A well made example of Martin Evans' "Metro", a 5 inch gauge version of the GWR small Metro tank locomotives which were built from 1871 at Swindon. Known for their brisk performance on fast suburban services around London, they regularly hauled six coach trains.
With the typically nineteenth century double frames and trademark Swindon copper capped chimney, large dome and safety valve bonnet, I think the engine is particularly good looking (sort of a Dean Goods' little brother). Based on a modest-sized prototype, the model is easily handled by one man yet is still a decent passenger hauler.
This engine was completed in 1990 and has been in the ownership of its builder since. It's goes particularly well, very easy to fire and drive, it makes steam like it's going out of fashion.
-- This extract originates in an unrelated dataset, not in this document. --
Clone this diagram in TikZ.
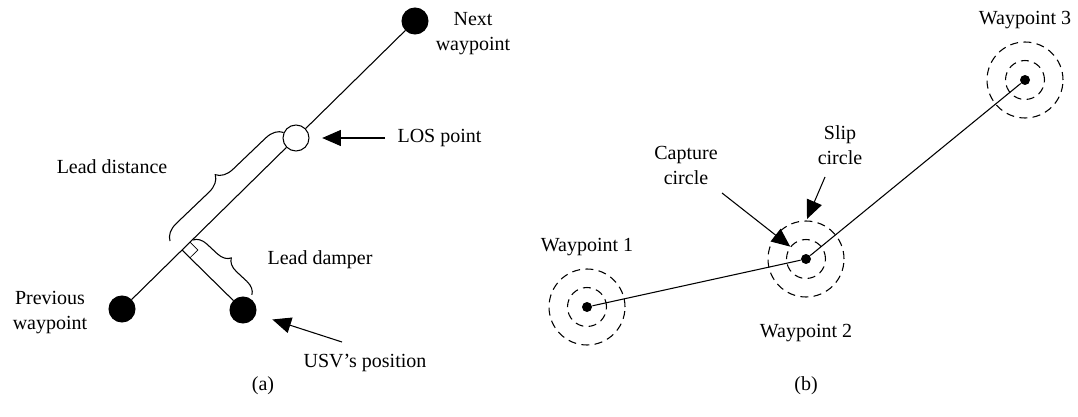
\documentclass[tikz,border=0pt]{standalone}
\usepackage{fontspec}
\setmainfont{Liberation Serif}
\usetikzlibrary{arrows.meta,decorations.pathreplacing,calc}
\begin{document}
\begin{tikzpicture}[x=0.75pt,y=-0.75pt,
  font=\fontsize{15}{18.75}\selectfont,
  line width=0.8pt,
  bigdot/.style={circle,fill=black,draw=black,inner sep=0pt,minimum size=19.5pt},
  opendot/.style={circle,fill=white,draw=black,inner sep=0pt,minimum size=19.5pt},
  smalldot/.style={circle,fill=black,inner sep=0pt,minimum size=7.5pt},
  ring/.style={circle,draw=black,dash pattern=on 6pt off 4pt,inner sep=0pt},
  inring/.style={ring,minimum size=29.25pt},
  outring/.style={ring,minimum size=57pt},
  arr/.style={-{Triangle[length=14pt,width=12pt]}},
  lbl/.style={inner sep=0pt,align=center},
  bracedeco/.style={decorate,decoration={brace,amplitude=#1}}
]
\useasboundingbox (0,0) rectangle (1078,417);

% ---------- panel (a) ----------
\node[bigdot] (next) at (415,21) {};
\node[opendot] (los) at (296,138) {};
\node[bigdot] (prev) at (122,309) {};
\node[bigdot] (usv) at (243,310) {};
\coordinate (foot) at (182,250);

\draw (prev) -- (los);
\draw (los) -- (next);
\draw (foot) -- (usv);

% right angle mark
\coordinate (ra1) at ($(foot)!0.07!(los)$);
\coordinate (ra2) at ($(foot)!0.13!(usv)$);
\coordinate (ra3) at ($(ra1)+(ra2)-(foot)$);
\draw[line width=0.5pt] (ra1) -- (ra3) -- (ra2);

% braces
\coordinate (bd1) at (170,241);
\coordinate (bd2) at (284,132);
\draw[bracedeco=12.5pt] (bd1) -- (bd2);
\coordinate (bm1) at (193,240);
\coordinate (bm2) at (252,295);
\draw[bracedeco=9.75pt] (bm1) -- (bm2);

% labels
\node[lbl] (nexttxt) at (473,34) {Next\\waypoint};
\node[lbl,anchor=west] (lostxt) at (397,138) {LOS point};
\node[lbl] (leaddist) at (112,167) {Lead distance};
\node[lbl] (leaddamp) at (320,260) {Lead damper};
\node[lbl] (prevtxt) at (50,313) {Previous\\waypoint};
\node[lbl] (usvtxt) at (365,363) {USV’s position};
\node[lbl] (capa) at (263,386) {(a)};

% arrows
\coordinate (losA) at (385,138);
\draw[arr,shorten >=9.5pt] (losA) -- (los);
\coordinate (usvA) at (342,342);
\draw[arr,shorten >=13pt] (usvA) -- (usv);

% ---------- panel (b) ----------
\node[smalldot] (wp1) at (587,307) {};
\node[smalldot] (wp2) at (806,259) {};
\node[smalldot] (wp3) at (1025,80) {};
\node[inring] (wp1in) at (wp1) {};
\node[outring] (wp1out) at (wp1) {};
\node[inring] (wp2in) at (wp2) {};
\node[outring] (wp2out) at (wp2) {};
\node[inring] (wp3in) at (wp3) {};
\node[outring] (wp3out) at (wp3) {};

\draw (wp1) -- (wp2);
\draw (wp2) -- (wp3);

\node[lbl] (wp1txt) at (587,247) {Waypoint 1};
\node[lbl] (wp2txt) at (806,333) {Waypoint 2};
\node[lbl] (wp3txt) at (1025,20) {Waypoint 3};
\node[lbl] (captxt) at (686,165) {Capture\\circle};
\node[lbl] (sliptxt) at (840,145) {Slip\\circle};
\node[lbl] (capb) at (806,386) {(b)};

\coordinate (capA) at (722,193);
\draw[arr] (capA) -- (wp2in);
\coordinate (slipA) at (825,177);
\coordinate (slipB) at (807,219);
\draw[arr] (slipA) -- (slipB);
\end{tikzpicture}
\end{document}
Silver soldered superheated copper boiler, working pressure 100psi, feed by injector, mechanical pump with bypass and auxiliary hand pump in the side tank. Inside cylinders with slide valves actuated by Stephenson's reversing gear with a screw reverser in the cab. Mechanical lubricator.
There are loads of nice little practical touches on this engine, from the remote rear axlebox lubricators on the footplate to the electric cab light powered by a PP3 battery for night running (or long tunnels).
I've put a couple of video clips on the page, the one that's worth looking at features the injector, which on this engine is plumbed to take water from a remote tank. Now you all know that the proper way to work an injector is water on, steam on and, finger's crossed, that wonderful clonk, hiss as it picks up. What you don't do is put the steam on first - it heats up the injector rapidly and things tend to go downhill rapidly from there.
I'd noticed with this engine that the injector picked up instantly as soon as water hit it. I tried dropping the feed tank a few inches below the engine (as a decent injector will normally lift water a bit), no problem. Kept dropping it until the water tube was in a two gallon bucket on the floor, three feet below the engine. Steam on, mighty hissing and gurgling as it shot out the overflow, thoroughly overheating the injector but pulling the water up until, a few seconds later the water arrived at the combining cone and... clonk, hiss - instant feed. Probably one of the nicest injectors I've used, even when abused mightily - if you can't make this one work, you probably need to take up Scalextrix instead.
Complete with all boiler history from new and the complete set of "Model Engineer" magazines covering construction.